O
poder maior
Wanderlino
Arruda
Vivemos
num mundo cheio de poderes, cada qual querendo ser mais poderoso,
mais influente, mais insinuante. Cada poder deseja marcar
presença, ditar normas, ser mais importante. Uns chegam
ao cúmulo de postular a onipotência, igualar-se
ao poder dos poderes, numa tentativa de autodivinização.
E, como quem pode o mais pode o menos, lá vai mando
e mais mando por sobre os que mandam menos ou sobre os que
não mandam nada, principalmente sobre estes, a grande
maioria que só vive para obedecer, quase todos nós
pobres mortais. E o que é mesmo o poder num país
deste que, no fim, ninguém sabe quem manda?
Na Idade Média, quando o mundo parecia ser ou era menor,
pelo menos havia menor população e menor número
de países, o número de poderes era pequeno.
Havia, na verdade, o poder religioso e o poder da nobreza,
algumas vezes matizados pelo poder da universidade, diluído
entre os dois. Onde não estivesse a púrpura
estaria só a obediência, o subjugado, o atrelado
ao carro da força. O povo, o que sobrava, só
tinha direito ao sacrifício, à paciência,
à espera eterna pelo prêmio da eternidade, depois
da morte física, esta que, até certo ponto,
ainda podia ser determinada pelos que dominavam o mando. Antes
da Idade Média ou mesmo depois dela, em muitos casos
ainda era pior, com o poder praticamente absoluto.

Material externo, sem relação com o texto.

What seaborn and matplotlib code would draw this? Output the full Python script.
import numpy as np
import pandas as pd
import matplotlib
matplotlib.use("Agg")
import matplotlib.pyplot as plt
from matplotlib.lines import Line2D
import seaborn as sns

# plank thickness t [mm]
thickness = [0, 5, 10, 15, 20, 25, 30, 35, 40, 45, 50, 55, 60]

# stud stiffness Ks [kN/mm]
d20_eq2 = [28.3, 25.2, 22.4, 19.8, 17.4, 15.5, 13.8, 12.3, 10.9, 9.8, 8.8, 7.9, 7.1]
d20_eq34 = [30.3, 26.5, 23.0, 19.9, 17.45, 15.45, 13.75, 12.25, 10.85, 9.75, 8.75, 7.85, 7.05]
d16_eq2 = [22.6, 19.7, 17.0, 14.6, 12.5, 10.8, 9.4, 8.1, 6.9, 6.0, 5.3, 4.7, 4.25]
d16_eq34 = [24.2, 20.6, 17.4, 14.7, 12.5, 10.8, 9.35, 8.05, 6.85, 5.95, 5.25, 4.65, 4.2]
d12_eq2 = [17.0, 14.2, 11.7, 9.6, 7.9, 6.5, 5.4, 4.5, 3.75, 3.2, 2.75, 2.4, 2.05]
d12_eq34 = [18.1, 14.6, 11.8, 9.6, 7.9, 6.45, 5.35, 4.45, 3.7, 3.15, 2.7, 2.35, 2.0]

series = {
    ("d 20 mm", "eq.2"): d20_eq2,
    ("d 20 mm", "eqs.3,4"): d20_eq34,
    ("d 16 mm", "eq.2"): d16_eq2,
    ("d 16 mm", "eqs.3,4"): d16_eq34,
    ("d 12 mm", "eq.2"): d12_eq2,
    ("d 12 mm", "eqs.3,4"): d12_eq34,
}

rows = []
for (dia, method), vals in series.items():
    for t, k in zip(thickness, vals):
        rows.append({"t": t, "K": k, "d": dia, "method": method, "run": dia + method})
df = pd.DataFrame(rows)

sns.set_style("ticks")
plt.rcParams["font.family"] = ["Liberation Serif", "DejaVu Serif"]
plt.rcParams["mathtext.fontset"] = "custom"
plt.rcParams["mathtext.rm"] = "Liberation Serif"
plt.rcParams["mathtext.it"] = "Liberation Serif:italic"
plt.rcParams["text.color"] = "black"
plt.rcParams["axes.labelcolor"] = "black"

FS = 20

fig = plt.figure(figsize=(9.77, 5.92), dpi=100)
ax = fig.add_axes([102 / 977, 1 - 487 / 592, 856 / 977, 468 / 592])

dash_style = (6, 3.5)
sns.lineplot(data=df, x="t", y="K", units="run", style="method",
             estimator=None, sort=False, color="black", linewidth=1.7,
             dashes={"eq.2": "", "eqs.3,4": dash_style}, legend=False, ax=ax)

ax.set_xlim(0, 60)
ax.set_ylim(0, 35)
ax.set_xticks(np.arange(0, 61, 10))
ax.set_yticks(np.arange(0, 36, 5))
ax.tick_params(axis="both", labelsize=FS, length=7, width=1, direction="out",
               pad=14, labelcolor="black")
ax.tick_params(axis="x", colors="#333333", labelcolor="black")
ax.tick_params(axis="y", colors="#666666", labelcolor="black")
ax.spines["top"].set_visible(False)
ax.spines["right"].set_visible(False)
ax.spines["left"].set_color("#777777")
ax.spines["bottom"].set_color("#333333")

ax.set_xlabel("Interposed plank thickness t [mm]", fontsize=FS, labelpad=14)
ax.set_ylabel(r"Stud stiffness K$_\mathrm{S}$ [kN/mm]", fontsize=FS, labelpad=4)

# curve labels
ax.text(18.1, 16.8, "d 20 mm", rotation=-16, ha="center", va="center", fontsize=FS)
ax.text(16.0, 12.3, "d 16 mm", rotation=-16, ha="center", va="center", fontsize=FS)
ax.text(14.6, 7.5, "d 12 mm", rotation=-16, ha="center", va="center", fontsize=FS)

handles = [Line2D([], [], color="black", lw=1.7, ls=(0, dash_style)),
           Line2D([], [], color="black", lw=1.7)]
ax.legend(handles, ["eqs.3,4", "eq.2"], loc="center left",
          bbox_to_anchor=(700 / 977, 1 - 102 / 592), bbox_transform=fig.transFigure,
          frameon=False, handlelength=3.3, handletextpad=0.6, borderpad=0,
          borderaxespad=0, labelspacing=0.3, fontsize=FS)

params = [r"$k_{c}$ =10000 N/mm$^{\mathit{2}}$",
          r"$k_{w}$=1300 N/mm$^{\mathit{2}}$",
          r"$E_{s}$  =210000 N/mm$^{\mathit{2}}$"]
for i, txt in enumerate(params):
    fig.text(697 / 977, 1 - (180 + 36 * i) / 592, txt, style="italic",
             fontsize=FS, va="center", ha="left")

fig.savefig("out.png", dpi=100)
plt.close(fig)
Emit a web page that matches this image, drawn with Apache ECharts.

O mundo melhorou, o pensamento deslizou para cérebros
menos poderosos. Irrigado por sangue menos azul e menos bafejado
por unções privilegiadas, o poder intelectual
saído das universidades, distribuído pelos estúdios
de arte ou pelas tipografias ficou mais solto, mais livre,
com certa autonomia. Pensou-se então na fraternidade,
causa tão antiga, mas esquecida; pensou-se na igualdade,
direito tão sonhado, mas sempre deixado em plano fora
de cogitação. A melhora do mundo não
poderia vir senão depois de grandes sacrifícios,
de muito martírio, de pesadas baixas em todas as classes,
inclusive nas sempre dominantes. E o poder foi sendo distribuído,
com vagarosa distribuição.
Veio o poder militar, na medida em que os exércitos
foram sendo organizados, tomando nova consciência de
mando. Veio o poder econômico com o desenvolvimento
dos transportes, da indústria e do comércio,
dos meios de produção, enfim. Veio o poder da
comunicação multiplicado e usado com bons e
maus propósitos, timoneiro da liberdade ou mentor dos
abusos de outros poderes. Apareceu o poder intelectual e mecânico
da ciência, surgiu, como nunca, o poder da cultura através
de todas as artes mais próximas do homem comum. Nunca
se desprezou o poder das leis justas ou injustas, principalmente
depois que o mundo se achatou para receber todo o peso de
uma coação legal que aparece incrivelmente,
de todos os lados. E o poder da tecnologia? Destes nem é
preciso falar...
Como a vida não nos é dada feita, muito ao contrário,
nós é que temos de fazê-la, recriá-la,
segui-la com todo o nosso poder de criatividade, tudo fica
mais difícil, mais sofrido até para os que já
nascem no centro do poder. Considerando-se ainda o poder da
ética, ente invisível, mas dos mais importantes
para a existência normal do homem e da sociedade, a
vida constitui um desafio aos que gostam de viver e viver
bem com sua consciência. Com tanto poder, a anarquia,
na verdade, nunca pôde assumir totalmente seu papel
e, talvez, isso seja até bom, para tristeza de muitos...
O que salva tanto poder é que, querendo ou não
querendo, somos dominados por uma força maior, diretora
de nossos destinos: o poder de Deus.